Exercise task:
Please write the listing below out again exactly, leaving every picture behind.

Supplied material:
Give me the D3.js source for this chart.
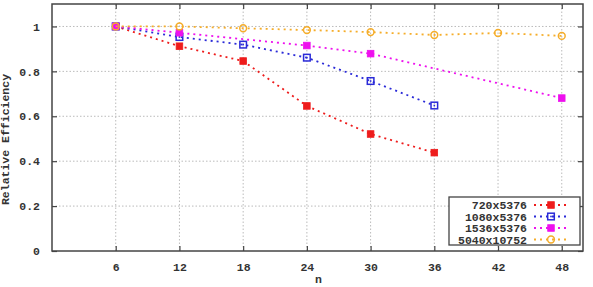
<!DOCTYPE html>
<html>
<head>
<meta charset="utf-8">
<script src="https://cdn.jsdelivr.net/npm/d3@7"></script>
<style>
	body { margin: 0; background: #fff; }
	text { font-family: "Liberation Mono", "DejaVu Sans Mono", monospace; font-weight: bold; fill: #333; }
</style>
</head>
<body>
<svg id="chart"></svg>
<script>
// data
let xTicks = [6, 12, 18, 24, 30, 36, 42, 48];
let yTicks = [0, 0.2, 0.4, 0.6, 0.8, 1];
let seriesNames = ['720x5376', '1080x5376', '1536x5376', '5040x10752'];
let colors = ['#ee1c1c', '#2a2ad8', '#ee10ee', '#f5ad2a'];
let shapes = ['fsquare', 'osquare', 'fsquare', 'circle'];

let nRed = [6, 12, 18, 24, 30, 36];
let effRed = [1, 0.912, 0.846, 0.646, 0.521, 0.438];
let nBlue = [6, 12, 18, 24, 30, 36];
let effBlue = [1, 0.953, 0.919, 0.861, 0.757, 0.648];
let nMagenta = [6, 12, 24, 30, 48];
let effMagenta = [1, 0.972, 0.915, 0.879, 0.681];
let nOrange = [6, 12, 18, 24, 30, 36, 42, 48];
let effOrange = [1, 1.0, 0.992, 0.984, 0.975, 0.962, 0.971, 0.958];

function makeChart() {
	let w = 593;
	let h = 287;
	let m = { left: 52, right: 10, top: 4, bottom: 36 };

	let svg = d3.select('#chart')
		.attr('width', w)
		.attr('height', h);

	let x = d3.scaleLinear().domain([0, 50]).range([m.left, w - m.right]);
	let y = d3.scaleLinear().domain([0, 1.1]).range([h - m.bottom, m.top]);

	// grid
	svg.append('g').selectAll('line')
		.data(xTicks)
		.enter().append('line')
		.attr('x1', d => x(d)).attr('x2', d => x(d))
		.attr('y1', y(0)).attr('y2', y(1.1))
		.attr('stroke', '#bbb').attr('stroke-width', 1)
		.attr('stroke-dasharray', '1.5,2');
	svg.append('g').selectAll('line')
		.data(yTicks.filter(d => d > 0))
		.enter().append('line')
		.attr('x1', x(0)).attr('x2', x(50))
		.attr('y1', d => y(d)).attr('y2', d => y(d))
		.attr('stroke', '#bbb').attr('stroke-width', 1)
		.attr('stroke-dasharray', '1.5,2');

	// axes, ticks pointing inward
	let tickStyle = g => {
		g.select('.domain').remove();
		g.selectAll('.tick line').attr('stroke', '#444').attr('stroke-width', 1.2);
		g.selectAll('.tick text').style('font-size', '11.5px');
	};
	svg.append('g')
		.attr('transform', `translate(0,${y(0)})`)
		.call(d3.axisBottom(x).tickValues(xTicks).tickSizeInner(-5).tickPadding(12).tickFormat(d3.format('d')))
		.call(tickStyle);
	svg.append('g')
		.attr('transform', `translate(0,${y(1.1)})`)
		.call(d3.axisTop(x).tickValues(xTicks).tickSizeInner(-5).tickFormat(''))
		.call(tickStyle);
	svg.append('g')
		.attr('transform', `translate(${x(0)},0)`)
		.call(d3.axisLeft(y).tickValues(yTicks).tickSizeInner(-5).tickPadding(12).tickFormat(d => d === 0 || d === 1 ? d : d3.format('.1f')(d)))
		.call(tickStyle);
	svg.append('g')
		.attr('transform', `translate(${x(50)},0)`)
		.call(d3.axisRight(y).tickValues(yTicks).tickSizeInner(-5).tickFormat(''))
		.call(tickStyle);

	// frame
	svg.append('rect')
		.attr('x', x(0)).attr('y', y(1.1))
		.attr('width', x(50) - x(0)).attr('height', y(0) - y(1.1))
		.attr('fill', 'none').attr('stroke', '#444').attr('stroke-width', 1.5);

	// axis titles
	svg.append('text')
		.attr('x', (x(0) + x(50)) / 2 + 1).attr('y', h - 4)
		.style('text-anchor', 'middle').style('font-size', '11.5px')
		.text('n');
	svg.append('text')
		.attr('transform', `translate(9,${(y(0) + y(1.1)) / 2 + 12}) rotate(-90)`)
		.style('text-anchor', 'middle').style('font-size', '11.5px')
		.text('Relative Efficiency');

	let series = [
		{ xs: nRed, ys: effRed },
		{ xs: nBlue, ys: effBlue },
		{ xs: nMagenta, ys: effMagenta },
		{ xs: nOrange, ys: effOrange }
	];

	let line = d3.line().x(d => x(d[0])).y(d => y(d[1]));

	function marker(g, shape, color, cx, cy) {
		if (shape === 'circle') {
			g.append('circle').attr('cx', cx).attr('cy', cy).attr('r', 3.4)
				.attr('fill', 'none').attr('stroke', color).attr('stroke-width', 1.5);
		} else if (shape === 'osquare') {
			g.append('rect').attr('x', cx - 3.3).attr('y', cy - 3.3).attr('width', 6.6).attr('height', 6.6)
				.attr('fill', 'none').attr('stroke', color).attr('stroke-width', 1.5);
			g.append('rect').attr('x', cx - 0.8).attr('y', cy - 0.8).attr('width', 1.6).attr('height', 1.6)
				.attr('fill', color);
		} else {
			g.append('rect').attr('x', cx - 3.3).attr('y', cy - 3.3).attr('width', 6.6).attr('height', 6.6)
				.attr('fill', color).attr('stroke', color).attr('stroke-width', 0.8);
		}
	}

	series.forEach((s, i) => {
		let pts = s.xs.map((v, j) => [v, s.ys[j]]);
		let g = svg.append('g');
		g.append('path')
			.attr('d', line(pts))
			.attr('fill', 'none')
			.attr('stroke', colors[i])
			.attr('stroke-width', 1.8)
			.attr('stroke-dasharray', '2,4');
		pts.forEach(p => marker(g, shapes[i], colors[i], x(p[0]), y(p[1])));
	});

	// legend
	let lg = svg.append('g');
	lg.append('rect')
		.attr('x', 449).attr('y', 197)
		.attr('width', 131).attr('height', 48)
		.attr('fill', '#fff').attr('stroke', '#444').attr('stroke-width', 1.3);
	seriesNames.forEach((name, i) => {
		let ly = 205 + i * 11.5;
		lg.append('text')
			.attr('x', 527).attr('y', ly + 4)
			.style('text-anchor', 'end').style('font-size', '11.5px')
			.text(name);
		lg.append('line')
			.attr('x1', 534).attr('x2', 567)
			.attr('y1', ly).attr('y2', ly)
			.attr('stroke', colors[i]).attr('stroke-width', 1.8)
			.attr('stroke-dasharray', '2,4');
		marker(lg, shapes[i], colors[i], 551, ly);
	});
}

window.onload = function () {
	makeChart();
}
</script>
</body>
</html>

Reply to the exercise:
Give me the D3.js source for this chart.
<!DOCTYPE html>
<html>
<head>
<meta charset="utf-8">
<script src="https://cdn.jsdelivr.net/npm/d3@7"></script>
<style>
	body { margin: 0; background: #fff; }
	text { font-family: "Liberation Mono", "DejaVu Sans Mono", monospace; font-weight: bold; fill: #333; }
</style>
</head>
<body>
<svg id="chart"></svg>
<script>
// data
let xTicks = [6, 12, 18, 24, 30, 36, 42, 48];
let yTicks = [0, 0.2, 0.4, 0.6, 0.8, 1];
let seriesNames = ['720x5376', '1080x5376', '1536x5376', '5040x10752'];
let colors = ['#ee1c1c', '#2a2ad8', '#ee10ee', '#f5ad2a'];
let shapes = ['fsquare', 'osquare', 'fsquare', 'circle'];

let nRed = [6, 12, 18, 24, 30, 36];
let effRed = [1, 0.912, 0.846, 0.646, 0.521, 0.438];
let nBlue = [6, 12, 18, 24, 30, 36];
let effBlue = [1, 0.953, 0.919, 0.861, 0.757, 0.648];
let nMagenta = [6, 12, 24, 30, 48];
let effMagenta = [1, 0.972, 0.915, 0.879, 0.681];
let nOrange = [6, 12, 18, 24, 30, 36, 42, 48];
let effOrange = [1, 1.0, 0.992, 0.984, 0.975, 0.962, 0.971, 0.958];

function makeChart() {
	let w = 593;
	let h = 287;
	let m = { left: 52, right: 10, top: 4, bottom: 36 };

	let svg = d3.select('#chart')
		.attr('width', w)
		.attr('height', h);

	let x = d3.scaleLinear().domain([0, 50]).range([m.left, w - m.right]);
	let y = d3.scaleLinear().domain([0, 1.1]).range([h - m.bottom, m.top]);

	// grid
	svg.append('g').selectAll('line')
		.data(xTicks)
		.enter().append('line')
		.attr('x1', d => x(d)).attr('x2', d => x(d))
		.attr('y1', y(0)).attr('y2', y(1.1))
		.attr('stroke', '#bbb').attr('stroke-width', 1)
		.attr('stroke-dasharray', '1.5,2');
	svg.append('g').selectAll('line')
		.data(yTicks.filter(d => d > 0))
		.enter().append('line')
		.attr('x1', x(0)).attr('x2', x(50))
		.attr('y1', d => y(d)).attr('y2', d => y(d))
		.attr('stroke', '#bbb').attr('stroke-width', 1)
		.attr('stroke-dasharray', '1.5,2');

	// axes, ticks pointing inward
	let tickStyle = g => {
		g.select('.domain').remove();
		g.selectAll('.tick line').attr('stroke', '#444').attr('stroke-width', 1.2);
		g.selectAll('.tick text').style('font-size', '11.5px');
	};
	svg.append('g')
		.attr('transform', `translate(0,${y(0)})`)
		.call(d3.axisBottom(x).tickValues(xTicks).tickSizeInner(-5).tickPadding(12).tickFormat(d3.format('d')))
		.call(tickStyle);
	svg.append('g')
		.attr('transform', `translate(0,${y(1.1)})`)
		.call(d3.axisTop(x).tickValues(xTicks).tickSizeInner(-5).tickFormat(''))
		.call(tickStyle);
	svg.append('g')
		.attr('transform', `translate(${x(0)},0)`)
		.call(d3.axisLeft(y).tickValues(yTicks).tickSizeInner(-5).tickPadding(12).tickFormat(d => d === 0 || d === 1 ? d : d3.format('.1f')(d)))
		.call(tickStyle);
	svg.append('g')
		.attr('transform', `translate(${x(50)},0)`)
		.call(d3.axisRight(y).tickValues(yTicks).tickSizeInner(-5).tickFormat(''))
		.call(tickStyle);

	// frame
	svg.append('rect')
		.attr('x', x(0)).attr('y', y(1.1))
		.attr('width', x(50) - x(0)).attr('height', y(0) - y(1.1))
		.attr('fill', 'none').attr('stroke', '#444').attr('stroke-width', 1.5);

	// axis titles
	svg.append('text')
		.attr('x', (x(0) + x(50)) / 2 + 1).attr('y', h - 4)
		.style('text-anchor', 'middle').style('font-size', '11.5px')
		.text('n');
	svg.append('text')
		.attr('transform', `translate(9,${(y(0) + y(1.1)) / 2 + 12}) rotate(-90)`)
		.style('text-anchor', 'middle').style('font-size', '11.5px')
		.text('Relative Efficiency');

	let series = [
		{ xs: nRed, ys: effRed },
		{ xs: nBlue, ys: effBlue },
		{ xs: nMagenta, ys: effMagenta },
		{ xs: nOrange, ys: effOrange }
	];

	let line = d3.line().x(d => x(d[0])).y(d => y(d[1]));

	function marker(g, shape, color, cx, cy) {
		if (shape === 'circle') {
			g.append('circle').attr('cx', cx).attr('cy', cy).attr('r', 3.4)
				.attr('fill', 'none').attr('stroke', color).attr('stroke-width', 1.5);
		} else if (shape === 'osquare') {
			g.append('rect').attr('x', cx - 3.3).attr('y', cy - 3.3).attr('width', 6.6).attr('height', 6.6)
				.attr('fill', 'none').attr('stroke', color).attr('stroke-width', 1.5);
			g.append('rect').attr('x', cx - 0.8).attr('y', cy - 0.8).attr('width', 1.6).attr('height', 1.6)
				.attr('fill', color);
		} else {
			g.append('rect').attr('x', cx - 3.3).attr('y', cy - 3.3).attr('width', 6.6).attr('height', 6.6)
				.attr('fill', color).attr('stroke', color).attr('stroke-width', 0.8);
		}
	}

	series.forEach((s, i) => {
		let pts = s.xs.map((v, j) => [v, s.ys[j]]);
		let g = svg.append('g');
		g.append('path')
			.attr('d', line(pts))
			.attr('fill', 'none')
			.attr('stroke', colors[i])
			.attr('stroke-width', 1.8)
			.attr('stroke-dasharray', '2,4');
		pts.forEach(p => marker(g, shapes[i], colors[i], x(p[0]), y(p[1])));
	});

	// legend
	let lg = svg.append('g');
	lg.append('rect')
		.attr('x', 449).attr('y', 197)
		.attr('width', 131).attr('height', 48)
		.attr('fill', '#fff').attr('stroke', '#444').attr('stroke-width', 1.3);
	seriesNames.forEach((name, i) => {
		let ly = 205 + i * 11.5;
		lg.append('text')
			.attr('x', 527).attr('y', ly + 4)
			.style('text-anchor', 'end').style('font-size', '11.5px')
			.text(name);
		lg.append('line')
			.attr('x1', 534).attr('x2', 567)
			.attr('y1', ly).attr('y2', ly)
			.attr('stroke', colors[i]).attr('stroke-width', 1.8)
			.attr('stroke-dasharray', '2,4');
		marker(lg, shapes[i], colors[i], 551, ly);
	});
}

window.onload = function () {
	makeChart();
}
</script>
</body>
</html>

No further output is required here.